Russia: Kremlin designates Dozhd TV “foreign agent” in yet another attack on press freedom

Reacting to the news that Russia’s Ministry of Justice has branded Dozhd TV, one of the last remaining independent television channels in Russia, Vazhnye Istorii, an investigative online media organization, and seven journalists as “foreign agents,” Natalia Zviagina, Amnesty International’s Moscow Office Director, said:

“These latest designations further prove that the Kremlin is unleashing its repressive “foreign agents” law against independent media and decimating unbiased reporting and investigative journalism in the country. The Russian authorities’ blatant attempt to classify independent media as “foreign agents” must end. This stifling “foreign agents” legislation must be abolished immediately.”

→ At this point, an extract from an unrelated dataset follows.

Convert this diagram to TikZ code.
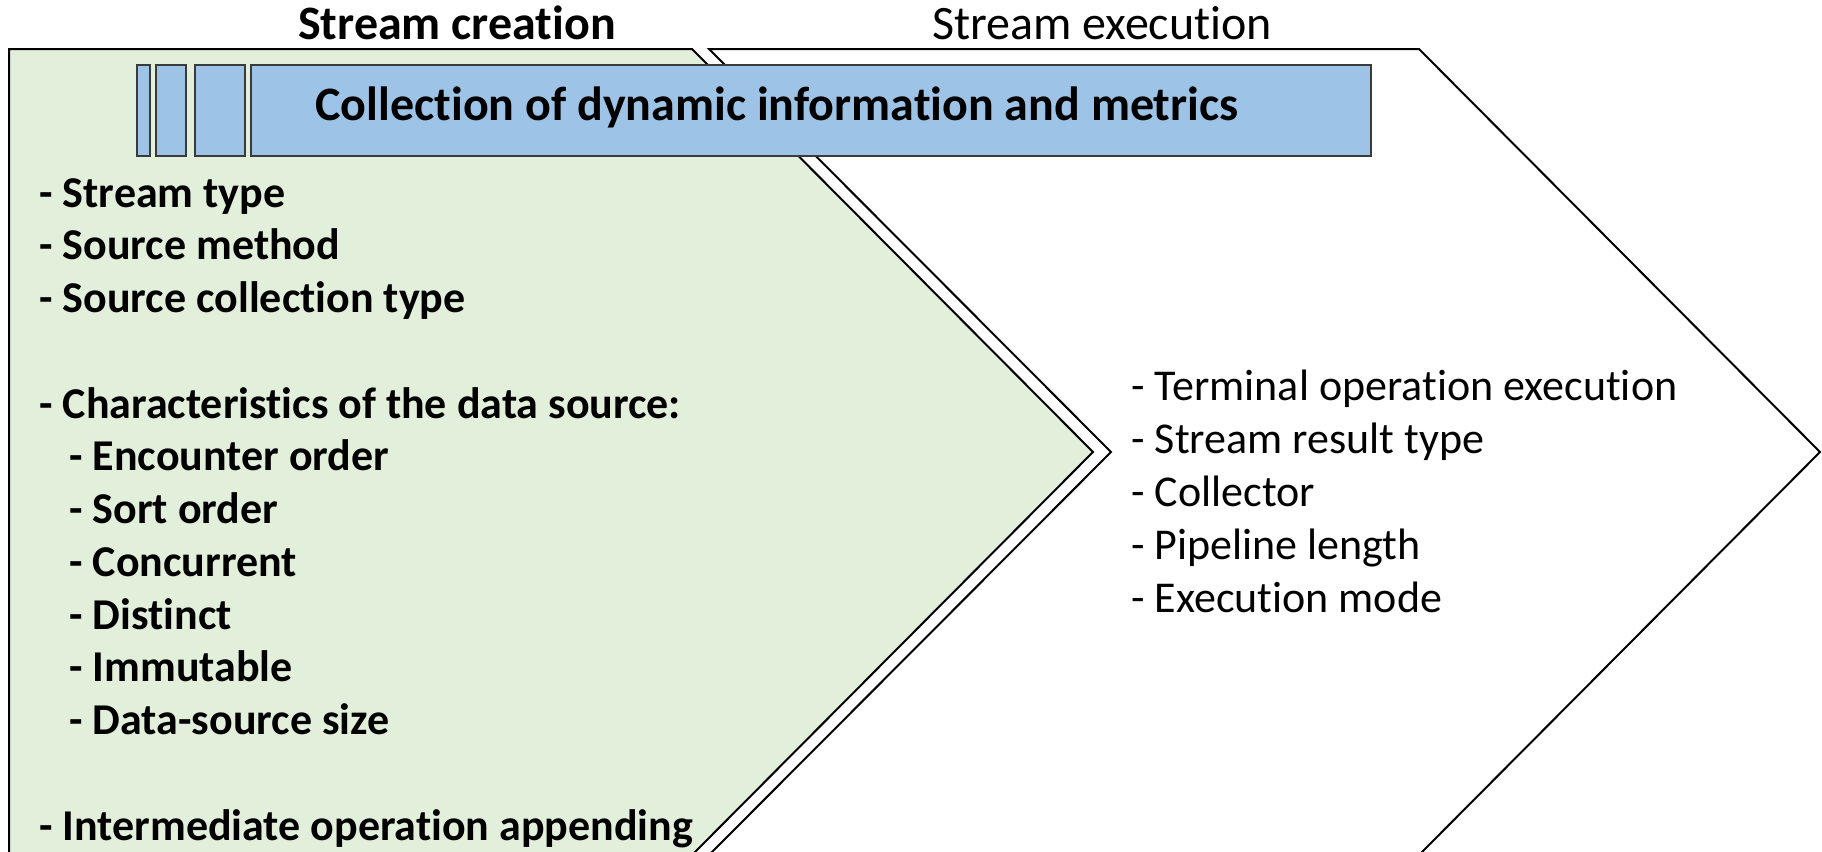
\documentclass[tikz,border=0pt]{standalone}
\usepackage{fontspec}
\setmainfont{Carlito}[Ligatures=CommonOff]
\definecolor{creategreen}{HTML}{E2EFDA}
\definecolor{bannerblue}{HTML}{9DC3E6}
\definecolor{bannerline}{HTML}{3A3A3A}
\begin{document}
\begin{tikzpicture}[x=0.5pt,y=-0.5pt,
  outline/.style={draw=black,line width=1pt,line join=miter},
  bar/.style={draw=bannerline,line width=0.9pt,fill=bannerblue},
  heading/.style={anchor=base,inner sep=0pt,font=\fontsize{24}{29}\selectfont},
  banner/.style={anchor=base,inner sep=0pt,font=\fontsize{24}{29}\selectfont\bfseries},
  leftitem/.style={anchor=base west,inner sep=0pt,font=\fontsize{22}{26}\selectfont\bfseries},
  rightitem/.style={anchor=base west,inner sep=0pt,font=\fontsize{22}{26}\selectfont}]
\useasboundingbox (0,0) rectangle (1822,852);
\clip (0,0) rectangle (1822,852);

% stream execution chevron (behind)
\draw[outline,fill=white] (709,49) -- (1419,49) -- (1820,452) -- (1419,855)
  -- (709,855) -- (1111,452) -- cycle;
% stream creation chevron
\draw[outline,fill=creategreen] (9,49) -- (692,49) -- (1093,452) -- (692,855)
  -- (9,855) -- cycle;

% banner with its leading stripes
\draw[bar] (137,65) rectangle (150,156);
\draw[bar] (156,65) rectangle (186,156);
\draw[bar] (195,65) rectangle (245,156);
\draw[bar] (251,65) rectangle (1371,156);
\node[banner] (bannertext) at (777,120) {Collection of dynamic information and metrics};

% phase headings
\node[heading,font=\fontsize{24}{29}\selectfont\bfseries] (creation) at (457,39) {Stream creation};
\node[heading] (execution) at (1102,39) {Stream execution};

% stream creation items
\node[leftitem] (c1)  at (39,207)    {- Stream type};
\node[leftitem] (c2)  at (39,259.75) {- Source method};
\node[leftitem] (c3)  at (39,312.5)  {- Source collection type};
\node[leftitem] (c4)  at (39,418)    {- Characteristics of the data source:};
\node[leftitem] (c5)  at (69,470.75) {- Encounter order};
\node[leftitem] (c6)  at (69,523.5)  {- Sort order};
\node[leftitem] (c7)  at (69,576.25) {- Concurrent};
\node[leftitem] (c8)  at (69,629)    {- Distinct};
\node[leftitem] (c9)  at (69,681.75) {- Immutable};
\node[leftitem] (c10) at (69,734.5)  {- Data-source size};
\node[leftitem] (c11) at (39,840)    {- Intermediate operation appending};

% stream execution items
\node[rightitem] (e1) at (1131,400) {- Terminal operation execution};
\node[rightitem] (e2) at (1131,453) {- Stream result type};
\node[rightitem] (e3) at (1131,506) {- Collector};
\node[rightitem] (e4) at (1131,559) {- Pipeline length};
\node[rightitem] (e5) at (1131,612) {- Execution mode};
\end{tikzpicture}
\end{document}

Kremlin is unleashing its repressive “foreign agents” law against independent media and decimating unbiased reporting and investigative journalism in the country

Natalia Zviagina, Amnesty International’s Moscow Office Director

Background

The Russian Ministry of Justice added Dozhd (TV Rain) television, Vazhnye Istorii news website (based in Latvia), and seven journalists, including Vazhnye Istorii’s editor-in-chief Roman Anin, to the list of “foreign agents.” This move will obligate these media outlets and journalists to identify themselves as “foreign agents” in their publications, including on social media, and to submit to invasive audits.

In April, Roman Anin’s flat was searched and he was interrogated for seven hours overnight under Article 137(2) of the Criminal Code (“violation of privacy”). Repression against independent journalism has deepened with searches of Proekt.Media journalists’ homes, the subsequent banning of this investigative media outlet as an “undesirable organization,” and reprisals against The Insider and its editor-in-chief Roman Dobrokhotov. Currently the “foreign agents” list includes 18 media organizations and 25 people.